→ **Directions**
Retype each line of the material exactly, please, skipping any picture in it.

== Information shown ==

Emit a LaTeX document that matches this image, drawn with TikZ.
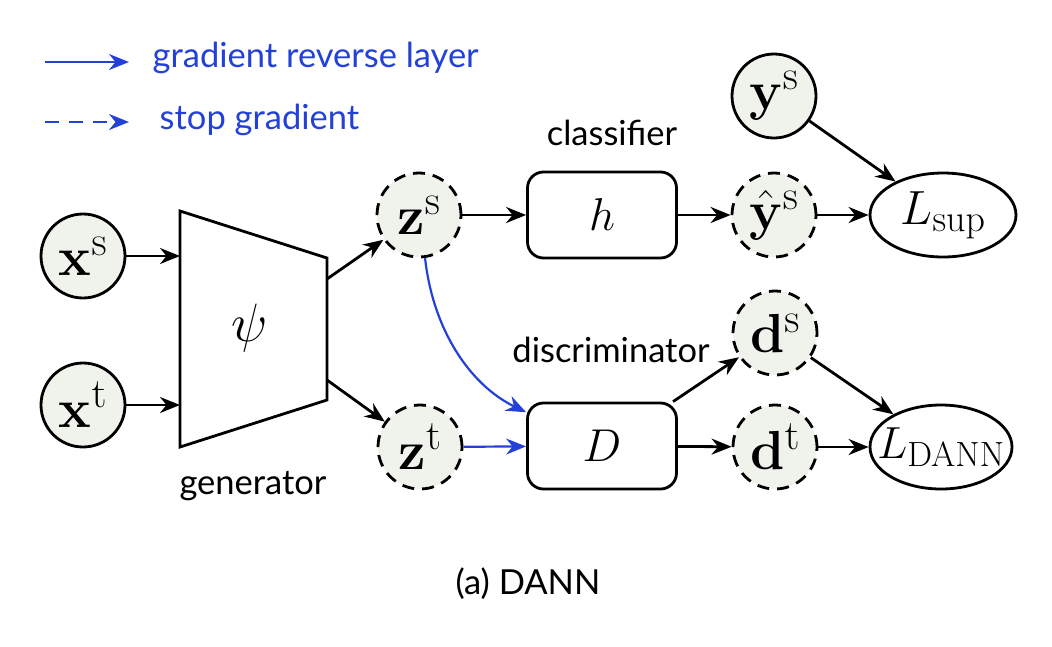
\documentclass[tikz,border=0pt]{standalone}
\usepackage{fix-cm}
\usepackage{amsmath}
\usepackage[no-math]{fontspec}
\setmainfont{Lato}
\DeclareMathSizes{55}{55}{42}{32}
\DeclareMathSizes{48}{48}{38}{30}
\DeclareMathSizes{45}{45}{35}{28}
\usetikzlibrary{arrows.meta,shapes.geometric}
\definecolor{nodefill}{RGB}{240,243,236}
\definecolor{grlblue}{RGB}{35,65,215}
\begin{document}
\begin{tikzpicture}[x=1pt,y=-1pt,line width=2.8pt,
  conn/.style={-{Stealth[length=20pt,width=16pt]}, line width=2.8pt},
  var/.style={circle, draw, fill=nodefill, minimum size=84pt, inner sep=0pt, font=\fontsize{55}{60}\selectfont},
  latent/.style={var, dash pattern=on 12pt off 8pt},
  fnbox/.style={draw, fill=white, rounded corners=16pt, minimum width=149pt, minimum height=86pt, inner sep=0pt, font=\fontsize{46}{50}\selectfont},
  loss/.style={ellipse, draw, fill=white, minimum width=146pt, minimum height=84pt, inner sep=0pt, font=\fontsize{48}{52}\selectfont},
  lbl/.style={font=\fontsize{34.5}{38}\selectfont},
  leg/.style={font=\fontsize{34.5}{38}\selectfont, text=grlblue, anchor=west}]
\useasboundingbox (0,0) rectangle (1052,646);
% legend
\coordinate (la1) at (45,62); \coordinate (la2) at (129,62);
\coordinate (lb1) at (45,122); \coordinate (lb2) at (129,122);
\draw[conn, grlblue, line width=2.3pt] (la1) -- (la2);
\draw[conn, grlblue, line width=2.3pt, dash pattern=on 14pt off 10pt] (lb1) -- (lb2);
\node[leg] (tgrl) at (148,58) {gradient reverse layer};
\node[leg] (tsg) at (155,120) {stop gradient};
% generator
\draw (180,211) -- (327,258) -- (327,400) -- (180,447) -- cycle;
\coordinate (gin1) at (180,256); \coordinate (gin2) at (180,405);
\coordinate (gout1) at (327,279); \coordinate (gout2) at (327,380);
\node[font=\fontsize{54}{58}\selectfont] (psi) at (250,328) {$\psi$};
\node[lbl] (tgen) at (253,486) {generator};
% nodes
\node[var] (xs) at (83,256) {$\mathbf{x}^{\mathrm{s}}$};
\node[var] (xt) at (83,405) {$\mathbf{x}^{\mathrm{t}}$};
\node[latent] (zs) at (419,215) {$\mathbf{z}^{\mathrm{s}}$};
\node[latent] (zt) at (420,447) {$\mathbf{z}^{\mathrm{t}}$};
\node[fnbox] (h) at (602,215) {$h$};
\node[fnbox] (D) at (602,446) {$D$};
\node[lbl] (tcls) at (612,133) {classifier};
\node[lbl] (tdis) at (611,350) {discriminator};
\node[latent] (yhs) at (774,215) {$\hat{\mathbf{y}}^{\mathrm{s}}$};
\node[var] (ys) at (774,96) {$\mathbf{y}^{\mathrm{s}}$};
\node[latent] (ds) at (775,333) {$\mathbf{d}^{\mathrm{s}}$};
\node[latent] (dt) at (775,447) {$\mathbf{d}^{\mathrm{t}}$};
\node[loss] (lsup) at (943,215) {\makebox[0pt]{$L_{\mathrm{sup}}$}};
\node[loss, minimum width=142pt, font=\fontsize{45}{50}\selectfont] (ldann) at (941,447) {\makebox[0pt]{$L_{\mathrm{DANN}}$}};
\node[lbl] (tcap) at (528,584) {(a) DANN};
% connectors
\draw[conn] (xs) -- (gin1);
\draw[conn] (xt) -- (gin2);
\draw[conn] (gout1) -- (zs);
\draw[conn] (gout2) -- (zt);
\draw[conn] (zs) -- (h);
\draw[conn] (h) -- (yhs);
\draw[conn] (yhs) -- (lsup);
\draw[conn] (ys) -- (lsup);
\draw[conn, grlblue, line width=2.2pt] (zs.-82) .. controls (433,330) and (470,385) .. (D.156);
\draw[conn, grlblue, line width=2.2pt] (zt) -- (D);
\draw[conn] (D.32) -- (ds);
\draw[conn] (D) -- (dt);
\draw[conn] (ds) -- (ldann);
\draw[conn] (dt) -- (ldann);
\end{tikzpicture}
\end{document}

===

→ **Result for this task**
Emit a LaTeX document that matches this image, drawn with TikZ.
\documentclass[tikz,border=0pt]{standalone}
\usepackage{fix-cm}
\usepackage{amsmath}
\usepackage[no-math]{fontspec}
\setmainfont{Lato}
\DeclareMathSizes{55}{55}{42}{32}
\DeclareMathSizes{48}{48}{38}{30}
\DeclareMathSizes{45}{45}{35}{28}
\usetikzlibrary{arrows.meta,shapes.geometric}
\definecolor{nodefill}{RGB}{240,243,236}
\definecolor{grlblue}{RGB}{35,65,215}
\begin{document}
\begin{tikzpicture}[x=1pt,y=-1pt,line width=2.8pt,
  conn/.style={-{Stealth[length=20pt,width=16pt]}, line width=2.8pt},
  var/.style={circle, draw, fill=nodefill, minimum size=84pt, inner sep=0pt, font=\fontsize{55}{60}\selectfont},
  latent/.style={var, dash pattern=on 12pt off 8pt},
  fnbox/.style={draw, fill=white, rounded corners=16pt, minimum width=149pt, minimum height=86pt, inner sep=0pt, font=\fontsize{46}{50}\selectfont},
  loss/.style={ellipse, draw, fill=white, minimum width=146pt, minimum height=84pt, inner sep=0pt, font=\fontsize{48}{52}\selectfont},
  lbl/.style={font=\fontsize{34.5}{38}\selectfont},
  leg/.style={font=\fontsize{34.5}{38}\selectfont, text=grlblue, anchor=west}]
\useasboundingbox (0,0) rectangle (1052,646);
% legend
\coordinate (la1) at (45,62); \coordinate (la2) at (129,62);
\coordinate (lb1) at (45,122); \coordinate (lb2) at (129,122);
\draw[conn, grlblue, line width=2.3pt] (la1) -- (la2);
\draw[conn, grlblue, line width=2.3pt, dash pattern=on 14pt off 10pt] (lb1) -- (lb2);
\node[leg] (tgrl) at (148,58) {gradient reverse layer};
\node[leg] (tsg) at (155,120) {stop gradient};
% generator
\draw (180,211) -- (327,258) -- (327,400) -- (180,447) -- cycle;
\coordinate (gin1) at (180,256); \coordinate (gin2) at (180,405);
\coordinate (gout1) at (327,279); \coordinate (gout2) at (327,380);
\node[font=\fontsize{54}{58}\selectfont] (psi) at (250,328) {$\psi$};
\node[lbl] (tgen) at (253,486) {generator};
% nodes
\node[var] (xs) at (83,256) {$\mathbf{x}^{\mathrm{s}}$};
\node[var] (xt) at (83,405) {$\mathbf{x}^{\mathrm{t}}$};
\node[latent] (zs) at (419,215) {$\mathbf{z}^{\mathrm{s}}$};
\node[latent] (zt) at (420,447) {$\mathbf{z}^{\mathrm{t}}$};
\node[fnbox] (h) at (602,215) {$h$};
\node[fnbox] (D) at (602,446) {$D$};
\node[lbl] (tcls) at (612,133) {classifier};
\node[lbl] (tdis) at (611,350) {discriminator};
\node[latent] (yhs) at (774,215) {$\hat{\mathbf{y}}^{\mathrm{s}}$};
\node[var] (ys) at (774,96) {$\mathbf{y}^{\mathrm{s}}$};
\node[latent] (ds) at (775,333) {$\mathbf{d}^{\mathrm{s}}$};
\node[latent] (dt) at (775,447) {$\mathbf{d}^{\mathrm{t}}$};
\node[loss] (lsup) at (943,215) {\makebox[0pt]{$L_{\mathrm{sup}}$}};
\node[loss, minimum width=142pt, font=\fontsize{45}{50}\selectfont] (ldann) at (941,447) {\makebox[0pt]{$L_{\mathrm{DANN}}$}};
\node[lbl] (tcap) at (528,584) {(a) DANN};
% connectors
\draw[conn] (xs) -- (gin1);
\draw[conn] (xt) -- (gin2);
\draw[conn] (gout1) -- (zs);
\draw[conn] (gout2) -- (zt);
\draw[conn] (zs) -- (h);
\draw[conn] (h) -- (yhs);
\draw[conn] (yhs) -- (lsup);
\draw[conn] (ys) -- (lsup);
\draw[conn, grlblue, line width=2.2pt] (zs.-82) .. controls (433,330) and (470,385) .. (D.156);
\draw[conn, grlblue, line width=2.2pt] (zt) -- (D);
\draw[conn] (D.32) -- (ds);
\draw[conn] (D) -- (dt);
\draw[conn] (ds) -- (ldann);
\draw[conn] (dt) -- (ldann);
\end{tikzpicture}
\end{document}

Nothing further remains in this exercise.